On est ainsi déjà très loin du concept de l'excitation "pure", qui était une des bases de la théorisation de la maladie pychosomatique. Même au tout début de la vie du petit homme, la décharge de l'excitation a déjà un mouvement dirigé : on voit le mouvement du dedans vers le dehors, on voit la pulsation de la temporalité. En conséquence, Rosé localise dans ces mouvements une force qui est toujours déjà porteuse d'un premier sens minimum. Comme le disait Jean Favreau : le psychisme n'est pas second mais naît dans l'excitation tout en ayant pour fonction, dans une circularité évidente, de gérer le traumatisme de l'excitation.
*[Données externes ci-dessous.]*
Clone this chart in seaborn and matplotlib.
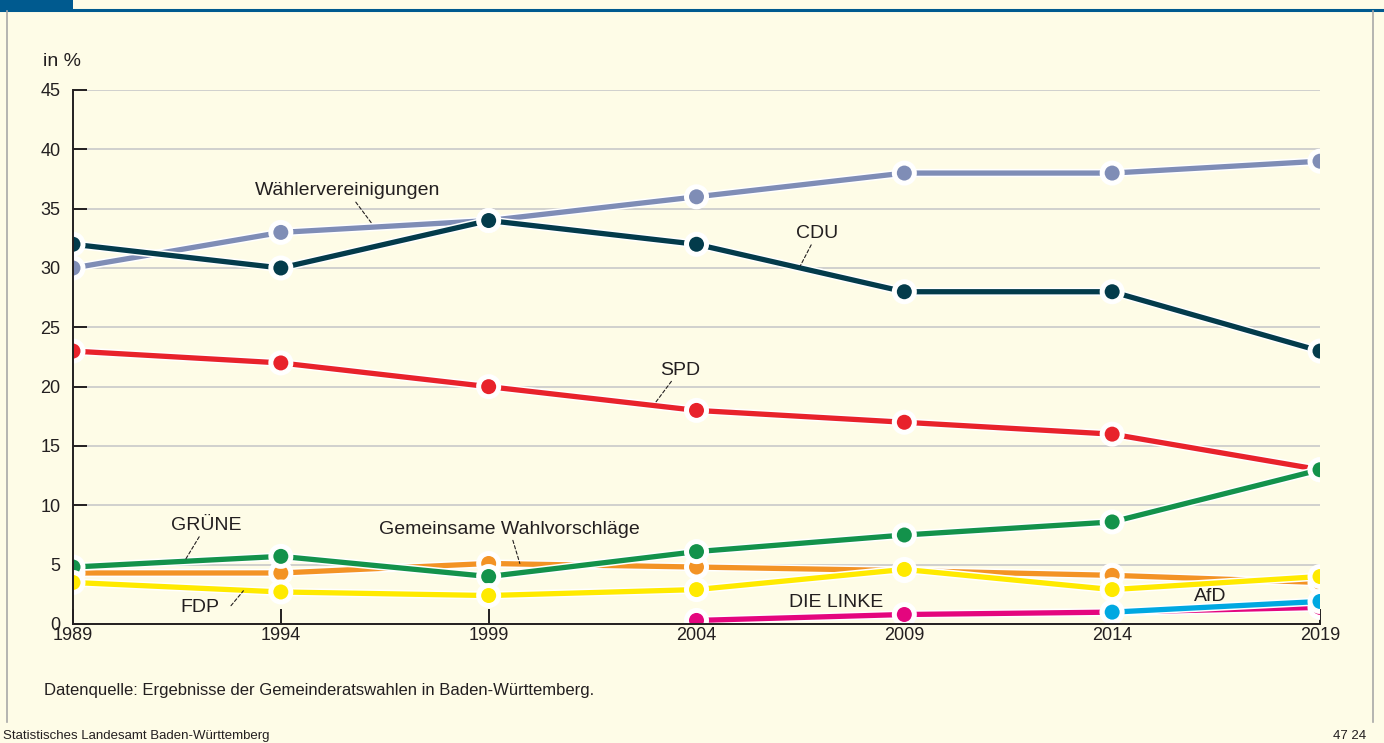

C'est à ce lieu de naissance du sujet, dans cette endurance primaire donc, que s'intègrent plusieurs ordres libidinaux différents avec le somatique. "L'endurance primaire féconde et positive serait alors cette position médiane idéale (la bonne névrose) entre deux visages extrêmes et négatifs de l'endurance primaire : celui de l'endurance primaire excessive dans le masochisme pervers (retenant la décharge) et dans les états-limites où le vide prévalent contre-investit le fonctionnement mental, dans l'impossibilité du deuil de la toute-puissance, mais laisse filtrer la violence ; celui de l'endurance primaire défaillante dans les états somatiques mais ici soit de façon silencieuse ou bruyante, alors que dans les états psychotiques, l'endurance primaire est défaillante de façon franchement bruyante. Avec ces deux visages, extrêmes et négatifs, de l'endurance primaire, on a affaire successivement à un trop de liaison ou à un pas assez. Par contre avec la bonne névrose 'idéale', l'endurance primaire serait le lieu géométrique des deux Topiques, du narcissisme et de la dernière théorie des pulsions."
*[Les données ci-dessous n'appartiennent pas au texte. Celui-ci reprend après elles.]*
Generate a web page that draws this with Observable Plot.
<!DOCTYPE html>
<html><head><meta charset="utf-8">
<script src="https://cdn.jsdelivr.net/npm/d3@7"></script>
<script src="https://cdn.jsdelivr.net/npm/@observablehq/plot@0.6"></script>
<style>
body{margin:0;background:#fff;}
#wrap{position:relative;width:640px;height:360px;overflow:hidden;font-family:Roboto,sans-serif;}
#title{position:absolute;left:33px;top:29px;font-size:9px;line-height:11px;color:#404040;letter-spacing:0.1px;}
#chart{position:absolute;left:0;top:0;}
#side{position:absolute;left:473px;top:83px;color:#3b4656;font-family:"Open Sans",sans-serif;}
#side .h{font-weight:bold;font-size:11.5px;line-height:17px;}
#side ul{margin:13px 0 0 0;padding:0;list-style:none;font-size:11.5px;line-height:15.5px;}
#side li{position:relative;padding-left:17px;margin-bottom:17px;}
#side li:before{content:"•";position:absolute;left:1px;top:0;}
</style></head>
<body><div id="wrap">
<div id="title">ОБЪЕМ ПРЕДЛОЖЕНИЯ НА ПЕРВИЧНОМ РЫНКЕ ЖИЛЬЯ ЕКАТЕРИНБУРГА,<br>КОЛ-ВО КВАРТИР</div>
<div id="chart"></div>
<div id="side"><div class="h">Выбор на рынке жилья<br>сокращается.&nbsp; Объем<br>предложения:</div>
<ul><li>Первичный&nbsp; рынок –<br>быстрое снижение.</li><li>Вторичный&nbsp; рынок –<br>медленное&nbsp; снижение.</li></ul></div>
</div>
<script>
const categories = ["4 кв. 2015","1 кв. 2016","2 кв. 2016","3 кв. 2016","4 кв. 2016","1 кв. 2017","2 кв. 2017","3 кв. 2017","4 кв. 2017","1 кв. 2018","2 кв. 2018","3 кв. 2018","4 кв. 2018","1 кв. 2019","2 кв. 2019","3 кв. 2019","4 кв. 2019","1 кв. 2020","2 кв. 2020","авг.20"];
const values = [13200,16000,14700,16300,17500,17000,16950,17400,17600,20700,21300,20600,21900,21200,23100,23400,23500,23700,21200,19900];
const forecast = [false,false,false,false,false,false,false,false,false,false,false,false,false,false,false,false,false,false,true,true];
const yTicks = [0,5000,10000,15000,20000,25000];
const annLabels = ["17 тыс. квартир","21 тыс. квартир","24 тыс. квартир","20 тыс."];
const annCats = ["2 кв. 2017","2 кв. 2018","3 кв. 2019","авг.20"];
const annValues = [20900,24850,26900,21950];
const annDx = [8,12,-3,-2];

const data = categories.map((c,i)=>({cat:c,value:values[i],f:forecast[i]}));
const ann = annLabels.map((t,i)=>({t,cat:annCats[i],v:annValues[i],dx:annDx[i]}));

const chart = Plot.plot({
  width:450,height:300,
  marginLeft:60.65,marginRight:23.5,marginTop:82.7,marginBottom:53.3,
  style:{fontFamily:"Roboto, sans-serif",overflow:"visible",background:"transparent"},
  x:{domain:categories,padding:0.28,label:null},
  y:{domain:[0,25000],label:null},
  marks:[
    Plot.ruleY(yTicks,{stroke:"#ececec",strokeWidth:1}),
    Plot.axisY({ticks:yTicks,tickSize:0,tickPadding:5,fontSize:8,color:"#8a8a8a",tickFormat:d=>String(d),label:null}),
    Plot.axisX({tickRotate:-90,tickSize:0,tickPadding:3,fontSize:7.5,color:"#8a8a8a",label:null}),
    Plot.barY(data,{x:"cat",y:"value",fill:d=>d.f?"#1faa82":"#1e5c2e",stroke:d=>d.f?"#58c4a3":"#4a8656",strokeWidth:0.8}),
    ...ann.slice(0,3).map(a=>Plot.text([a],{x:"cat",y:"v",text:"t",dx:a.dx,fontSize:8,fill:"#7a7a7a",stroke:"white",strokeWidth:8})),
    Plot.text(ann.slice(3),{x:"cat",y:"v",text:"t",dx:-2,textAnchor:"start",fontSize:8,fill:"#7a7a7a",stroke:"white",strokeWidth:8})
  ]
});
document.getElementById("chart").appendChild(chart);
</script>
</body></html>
Avec le concept de l'endurance primaire, en tant qu'analyste, on comprend beaucoup mieux le travail avec les patients où il s'agit d'abord de calmer une excitation prévalente et de "ranimer" le fonctionnement mental. Après la lecture du livre de Daniel Rosé, on ne peut plus considérer l'excitation comme quantité négligeable : On aura compris que toute reprise évolutive ne peut être envisagée que comme une nouvelle capacité à supporter et à traiter l'excitation, voire l'arrêter ou détourner la direction de celle-ci, ce qui, dans le jeu des variations possibles, rend compte des diverses mutations de régime économique. Par rapport au cadre psychanalytique, sans ou avec divan, le concept de l'endurance primaire s'avère également hautement éclairant : Le silence en séance par exemple peut faire monter la tension chez tel patient mais, par cet éprouvé, laisse place peu à peu à un apaisement induisant alors des associations. "C'est, dira-t-on, un exemple idéal de cure classique certes, mais il nous faut bien saisir cependant cette mutation économique où de l'endurance primaire oeuvre en secret, sans la moindre trace de masochisme au sens courant du terme."
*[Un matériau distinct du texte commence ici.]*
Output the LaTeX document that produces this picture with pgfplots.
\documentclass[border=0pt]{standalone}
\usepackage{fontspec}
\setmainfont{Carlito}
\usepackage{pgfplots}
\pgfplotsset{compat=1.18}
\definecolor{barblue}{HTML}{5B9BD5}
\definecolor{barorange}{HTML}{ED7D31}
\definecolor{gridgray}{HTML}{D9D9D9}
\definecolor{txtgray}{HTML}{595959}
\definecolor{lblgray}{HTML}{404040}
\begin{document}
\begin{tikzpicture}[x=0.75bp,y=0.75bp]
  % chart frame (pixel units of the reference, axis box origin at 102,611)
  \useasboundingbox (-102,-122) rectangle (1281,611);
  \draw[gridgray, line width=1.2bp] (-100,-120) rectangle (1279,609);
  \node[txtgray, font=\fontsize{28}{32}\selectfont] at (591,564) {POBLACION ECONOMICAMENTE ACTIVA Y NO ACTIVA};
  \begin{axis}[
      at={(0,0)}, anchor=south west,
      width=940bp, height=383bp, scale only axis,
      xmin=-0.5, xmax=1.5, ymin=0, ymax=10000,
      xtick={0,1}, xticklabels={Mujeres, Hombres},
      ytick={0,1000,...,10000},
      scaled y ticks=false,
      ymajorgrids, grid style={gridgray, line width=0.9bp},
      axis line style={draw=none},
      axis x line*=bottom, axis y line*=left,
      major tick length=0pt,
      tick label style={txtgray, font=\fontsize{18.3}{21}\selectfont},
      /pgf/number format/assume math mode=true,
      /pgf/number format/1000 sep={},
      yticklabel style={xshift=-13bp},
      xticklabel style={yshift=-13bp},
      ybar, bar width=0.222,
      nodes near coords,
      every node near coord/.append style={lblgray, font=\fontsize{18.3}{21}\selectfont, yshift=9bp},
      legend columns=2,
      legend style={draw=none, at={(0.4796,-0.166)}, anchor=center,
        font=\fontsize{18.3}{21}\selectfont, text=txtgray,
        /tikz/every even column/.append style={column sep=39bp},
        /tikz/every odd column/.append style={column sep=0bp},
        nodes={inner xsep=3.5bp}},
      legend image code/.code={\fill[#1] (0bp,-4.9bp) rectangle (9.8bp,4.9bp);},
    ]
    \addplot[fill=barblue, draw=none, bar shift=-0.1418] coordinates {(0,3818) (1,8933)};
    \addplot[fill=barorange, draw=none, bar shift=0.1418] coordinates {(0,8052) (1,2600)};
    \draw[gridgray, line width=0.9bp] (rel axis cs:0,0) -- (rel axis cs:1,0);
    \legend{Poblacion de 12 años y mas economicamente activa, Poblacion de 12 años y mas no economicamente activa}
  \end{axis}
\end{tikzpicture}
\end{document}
C'est donc dans l'éprouvé que la qualité naît, au sein du quantitatif même, dans la "découverte du déplaisir-plaisir qui est le lieu même de la sexualité et de la naissance de l'inconscient – psychique – concomitant, et où il est visible que l'ordre libidinal naît dans le biologique ainsi toujours déjà 'subverti' dès les premières relations d'objet et sources ainsi de toute l'énergie psychosexuelle."

Last but not least, Daniel Rosé parvient, de par son élaboration de l'endurance primaire, à concilier enfin la théorie psychanalytique classique et la conceptualisation de la maladie psychosomatique.

1 Jacqueline Godfrind, “L’affect, un autre roc ?”, dans Les deux courants du transfert, Paris, PUF, 1993, p. 110.